Reproduce all of the data below without alteration; exclude every picture.

SUPPLIED DATA start

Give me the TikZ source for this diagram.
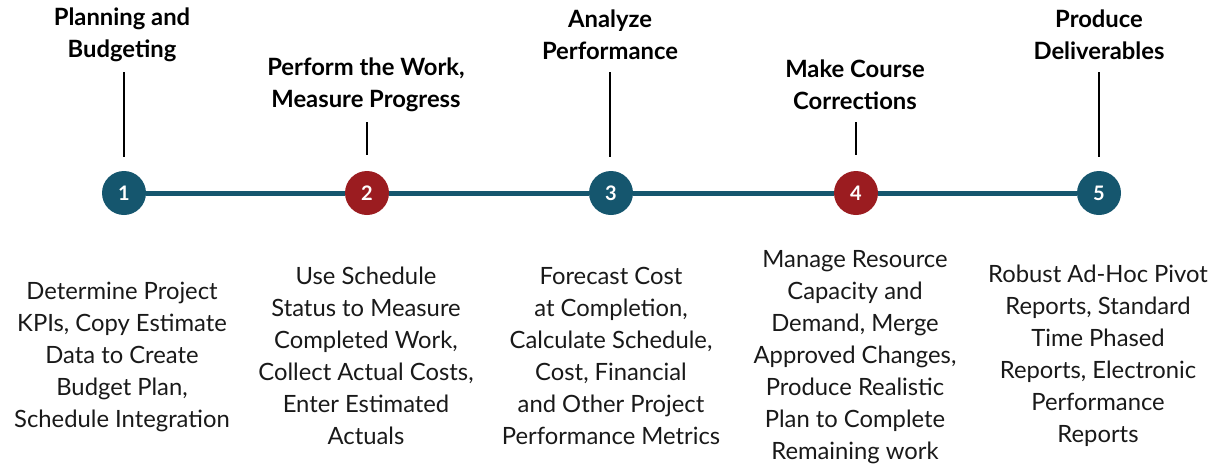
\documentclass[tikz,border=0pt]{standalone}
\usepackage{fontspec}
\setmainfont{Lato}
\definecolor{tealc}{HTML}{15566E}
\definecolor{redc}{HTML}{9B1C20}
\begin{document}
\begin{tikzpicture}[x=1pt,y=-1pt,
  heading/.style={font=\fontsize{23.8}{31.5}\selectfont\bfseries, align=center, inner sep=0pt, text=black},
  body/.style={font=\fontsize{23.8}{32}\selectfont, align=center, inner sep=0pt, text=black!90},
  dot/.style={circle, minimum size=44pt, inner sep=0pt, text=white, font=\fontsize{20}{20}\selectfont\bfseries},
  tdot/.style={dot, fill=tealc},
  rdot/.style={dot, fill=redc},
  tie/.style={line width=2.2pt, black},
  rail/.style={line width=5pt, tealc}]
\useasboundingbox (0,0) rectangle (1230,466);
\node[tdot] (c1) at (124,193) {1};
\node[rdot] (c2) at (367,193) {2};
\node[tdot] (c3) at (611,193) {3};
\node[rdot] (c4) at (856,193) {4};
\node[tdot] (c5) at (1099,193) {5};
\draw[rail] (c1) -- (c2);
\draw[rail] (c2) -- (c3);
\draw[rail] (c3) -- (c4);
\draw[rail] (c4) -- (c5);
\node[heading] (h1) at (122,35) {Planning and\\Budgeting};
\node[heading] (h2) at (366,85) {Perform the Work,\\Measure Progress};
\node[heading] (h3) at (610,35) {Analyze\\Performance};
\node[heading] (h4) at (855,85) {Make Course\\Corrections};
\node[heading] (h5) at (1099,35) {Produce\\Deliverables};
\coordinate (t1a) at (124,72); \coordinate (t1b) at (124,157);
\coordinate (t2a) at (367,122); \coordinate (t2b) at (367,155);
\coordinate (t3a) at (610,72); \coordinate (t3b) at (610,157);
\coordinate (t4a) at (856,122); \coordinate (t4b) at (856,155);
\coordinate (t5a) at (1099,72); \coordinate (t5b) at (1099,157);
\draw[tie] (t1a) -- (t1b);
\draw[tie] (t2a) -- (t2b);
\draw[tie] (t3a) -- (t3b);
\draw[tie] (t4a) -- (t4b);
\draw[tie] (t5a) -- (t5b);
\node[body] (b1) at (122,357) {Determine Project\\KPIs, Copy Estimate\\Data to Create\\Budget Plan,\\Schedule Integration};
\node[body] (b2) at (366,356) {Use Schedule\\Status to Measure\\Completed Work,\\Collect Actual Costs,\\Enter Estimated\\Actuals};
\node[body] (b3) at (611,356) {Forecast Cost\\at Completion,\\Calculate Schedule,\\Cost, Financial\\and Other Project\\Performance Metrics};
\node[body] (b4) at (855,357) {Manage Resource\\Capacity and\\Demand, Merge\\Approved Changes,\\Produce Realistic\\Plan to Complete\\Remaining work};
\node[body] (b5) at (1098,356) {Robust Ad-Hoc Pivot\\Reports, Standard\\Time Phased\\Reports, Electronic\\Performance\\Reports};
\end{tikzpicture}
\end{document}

SUPPLIED DATA end

*RESULT OF THIS TASK:*
Give me the TikZ source for this diagram.
\documentclass[tikz,border=0pt]{standalone}
\usepackage{fontspec}
\setmainfont{Lato}
\definecolor{tealc}{HTML}{15566E}
\definecolor{redc}{HTML}{9B1C20}
\begin{document}
\begin{tikzpicture}[x=1pt,y=-1pt,
  heading/.style={font=\fontsize{23.8}{31.5}\selectfont\bfseries, align=center, inner sep=0pt, text=black},
  body/.style={font=\fontsize{23.8}{32}\selectfont, align=center, inner sep=0pt, text=black!90},
  dot/.style={circle, minimum size=44pt, inner sep=0pt, text=white, font=\fontsize{20}{20}\selectfont\bfseries},
  tdot/.style={dot, fill=tealc},
  rdot/.style={dot, fill=redc},
  tie/.style={line width=2.2pt, black},
  rail/.style={line width=5pt, tealc}]
\useasboundingbox (0,0) rectangle (1230,466);
\node[tdot] (c1) at (124,193) {1};
\node[rdot] (c2) at (367,193) {2};
\node[tdot] (c3) at (611,193) {3};
\node[rdot] (c4) at (856,193) {4};
\node[tdot] (c5) at (1099,193) {5};
\draw[rail] (c1) -- (c2);
\draw[rail] (c2) -- (c3);
\draw[rail] (c3) -- (c4);
\draw[rail] (c4) -- (c5);
\node[heading] (h1) at (122,35) {Planning and\\Budgeting};
\node[heading] (h2) at (366,85) {Perform the Work,\\Measure Progress};
\node[heading] (h3) at (610,35) {Analyze\\Performance};
\node[heading] (h4) at (855,85) {Make Course\\Corrections};
\node[heading] (h5) at (1099,35) {Produce\\Deliverables};
\coordinate (t1a) at (124,72); \coordinate (t1b) at (124,157);
\coordinate (t2a) at (367,122); \coordinate (t2b) at (367,155);
\coordinate (t3a) at (610,72); \coordinate (t3b) at (610,157);
\coordinate (t4a) at (856,122); \coordinate (t4b) at (856,155);
\coordinate (t5a) at (1099,72); \coordinate (t5b) at (1099,157);
\draw[tie] (t1a) -- (t1b);
\draw[tie] (t2a) -- (t2b);
\draw[tie] (t3a) -- (t3b);
\draw[tie] (t4a) -- (t4b);
\draw[tie] (t5a) -- (t5b);
\node[body] (b1) at (122,357) {Determine Project\\KPIs, Copy Estimate\\Data to Create\\Budget Plan,\\Schedule Integration};
\node[body] (b2) at (366,356) {Use Schedule\\Status to Measure\\Completed Work,\\Collect Actual Costs,\\Enter Estimated\\Actuals};
\node[body] (b3) at (611,356) {Forecast Cost\\at Completion,\\Calculate Schedule,\\Cost, Financial\\and Other Project\\Performance Metrics};
\node[body] (b4) at (855,357) {Manage Resource\\Capacity and\\Demand, Merge\\Approved Changes,\\Produce Realistic\\Plan to Complete\\Remaining work};
\node[body] (b5) at (1098,356) {Robust Ad-Hoc Pivot\\Reports, Standard\\Time Phased\\Reports, Electronic\\Performance\\Reports};
\end{tikzpicture}
\end{document}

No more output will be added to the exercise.